People ask about the career pivot often. Barclays Capital analyst to agency co-founder sounds like a hard left turn. It was not. It was the same job with a different name for the output.
At Barclays, I spent my days turning ambiguous information into clear decisions. Markets generate noise constantly. The job is filtering it: identifying what matters, modeling what it means, and translating that into a recommendation someone can act on. That process looks identical to what I do now building brand strategy for Fortune 500 clients. The raw material is different. The cognitive structure is the same.
What I did not know when I left finance is that this background would become a competitive advantage. I thought I was leaving one career for another. I was actually building the foundation for a different way of running a creative business.
What Finance Actually Teaches You
Investment banking trains you to think about risk and return simultaneously. Every decision has a cost. Every creative bet has a probability of payoff. Most agencies treat these as separate conversations: the creatives make the work, the account team sells it, and someone else worries about whether it moved the business. Finance does not allow that separation.
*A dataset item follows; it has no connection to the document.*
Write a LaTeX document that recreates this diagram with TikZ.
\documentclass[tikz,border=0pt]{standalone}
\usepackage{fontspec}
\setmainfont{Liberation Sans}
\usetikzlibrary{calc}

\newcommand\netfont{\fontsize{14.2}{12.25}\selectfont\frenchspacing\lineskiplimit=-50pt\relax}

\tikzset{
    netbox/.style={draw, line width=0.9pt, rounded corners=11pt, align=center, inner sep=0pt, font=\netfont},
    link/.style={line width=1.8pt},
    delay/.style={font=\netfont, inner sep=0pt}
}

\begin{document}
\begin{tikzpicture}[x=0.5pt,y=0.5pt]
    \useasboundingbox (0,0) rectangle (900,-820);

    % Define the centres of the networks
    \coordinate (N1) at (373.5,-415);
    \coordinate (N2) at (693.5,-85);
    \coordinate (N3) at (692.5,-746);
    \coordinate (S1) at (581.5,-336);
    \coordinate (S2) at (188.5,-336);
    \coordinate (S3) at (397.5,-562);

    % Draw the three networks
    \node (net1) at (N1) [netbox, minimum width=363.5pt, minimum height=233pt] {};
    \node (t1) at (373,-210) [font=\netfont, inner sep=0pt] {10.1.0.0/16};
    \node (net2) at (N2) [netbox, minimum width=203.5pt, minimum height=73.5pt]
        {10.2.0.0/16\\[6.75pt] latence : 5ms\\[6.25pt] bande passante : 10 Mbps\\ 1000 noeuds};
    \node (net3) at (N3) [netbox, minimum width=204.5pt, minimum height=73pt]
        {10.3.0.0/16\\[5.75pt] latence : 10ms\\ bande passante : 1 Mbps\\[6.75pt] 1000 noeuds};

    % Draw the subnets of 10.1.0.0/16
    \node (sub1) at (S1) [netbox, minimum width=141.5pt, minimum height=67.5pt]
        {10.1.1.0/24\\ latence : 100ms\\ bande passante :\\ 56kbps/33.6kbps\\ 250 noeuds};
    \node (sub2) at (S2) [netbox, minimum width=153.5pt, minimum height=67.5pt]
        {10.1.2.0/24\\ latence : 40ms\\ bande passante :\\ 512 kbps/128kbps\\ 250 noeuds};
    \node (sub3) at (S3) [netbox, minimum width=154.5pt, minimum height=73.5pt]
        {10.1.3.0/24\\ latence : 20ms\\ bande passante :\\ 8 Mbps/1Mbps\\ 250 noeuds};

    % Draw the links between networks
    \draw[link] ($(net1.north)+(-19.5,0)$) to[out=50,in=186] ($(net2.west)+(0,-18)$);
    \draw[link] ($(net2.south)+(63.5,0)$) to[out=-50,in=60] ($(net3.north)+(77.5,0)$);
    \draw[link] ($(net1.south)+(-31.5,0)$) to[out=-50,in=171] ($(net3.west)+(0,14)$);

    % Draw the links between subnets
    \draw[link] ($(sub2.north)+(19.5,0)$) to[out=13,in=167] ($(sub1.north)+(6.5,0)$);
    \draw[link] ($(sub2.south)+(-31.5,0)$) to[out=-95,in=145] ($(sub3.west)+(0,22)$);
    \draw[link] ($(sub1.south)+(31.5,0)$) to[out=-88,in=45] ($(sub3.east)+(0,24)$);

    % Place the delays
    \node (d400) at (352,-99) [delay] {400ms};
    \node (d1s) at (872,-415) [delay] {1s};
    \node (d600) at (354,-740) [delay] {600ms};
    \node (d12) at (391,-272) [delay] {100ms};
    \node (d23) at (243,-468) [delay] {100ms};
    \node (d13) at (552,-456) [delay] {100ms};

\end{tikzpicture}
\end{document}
The other thing finance teaches: respect for the time value of relationships. In banking, you are always building toward a future transaction. You maintain relationships through dry periods because you know the long game. When I co-founded The Charles Group with Samantha in 2011, that orientation shaped how we built client relationships from the first year. We were not optimizing for the current project. We were building toward a decade-long partnership.
The first years were genuinely difficult. New York is not forgiving to a young agency without a holding company name behind it. We were operating lean, pitching constantly, and proving capability on smaller engagements before the bigger opportunities came. The finance background helped there too: I understood our burn rate, our revenue concentration risk, and when to turn down business that would have distracted us from the clients where we could actually win.
Why New York, and Why 2011
Timing matters in agency building the same way it matters in markets. 2011 was early in the social and digital brand era. Brands were trying to figure out what an agency relationship looked like in a world where a campaign was not just a TV spot and a print run. The old playbook was breaking. That created an opening for agencies that were willing to build new capabilities without being constrained by legacy ones.
New York was the only city where the clients we wanted to serve were concentrated. Luxury brands, financial services companies, global technology firms. The brands that demand the most sophisticated strategy and reward it with long-term relationships. That is a New York market, and we built The Charles deliberately for it.
In a conversation with Authority Magazine, I talked about how digital transformation shapes agency work. The point I kept returning to: transformation is not a technology decision. It is a strategy decision that technology enables. That framing comes directly from the finance background. Technology is a tool. Business outcomes are the objective. The distinction sounds obvious, but most agencies in 2011 were selling digital services without that clarity.
The Forbes Nomination, and What It Actually Meant
When Forbes nominated me for the 30 Under 30 in 2018, we were seven years into building The Charles. I was 28. The nomination mattered because it validated the hypothesis we had built the agency on: that a rigorous, analytically grounded approach to creative work could compete at the highest level against established shops with decades of history.
What the Forbes nomination did not capture is the amount of iteration it took to get there. The clients who pushed back on our thinking early, and were right to. The campaigns that underperformed and forced us to revise our models. The hires that did not work and the ones that did. Seven years of compounding small decisions is what the nomination looked like from inside.
Samantha was the other half of that story. As our CCO, she brought the creative rigor that my finance background could not. I understood business outcomes. She understood the craft required to achieve them. The combination is what made The Charles different: strategy and creative in the same room, with the same objectives, from day one. LBB captured that dynamic well in their profile of us, noting how our complementary backgrounds shaped the agency's identity.
The Finance-to-Creative Path Is an Advantage
I have taught at Columbia Business School and NYU. The question I get most often from students considering a similar move: do I need more creative experience before I can lead a creative business?
The answer is no. You need to understand the business your clients are in. You need to know how to read a P&L, manage a growing team, and make capital allocation decisions under uncertainty. Those are finance skills. The creative excellence comes from the people you hire and the culture you build around the work.
What you cannot outsource is the business judgement. The ability to tell a client that their brief is solving the wrong problem. The confidence to turn down a project that would pay well but compromise your positioning. The discipline to grow the agency at a pace your operations can actually support. That judgement is trained in finance.
Brandformance™ is the clearest expression of this synthesis. The belief that brand and performance are not separate disciplines is a finance argument as much as a creative one. Brand equity is an asset. Performance metrics are the return on that asset. Splitting them into separate agency functions is like separating a company's strategy team from its finance team and expecting coherent decisions. It does not work. It never worked. The industry is only now catching up to that logic.
Leaving Barclays was not a departure from analytical thinking. It was finding a bigger canvas for it.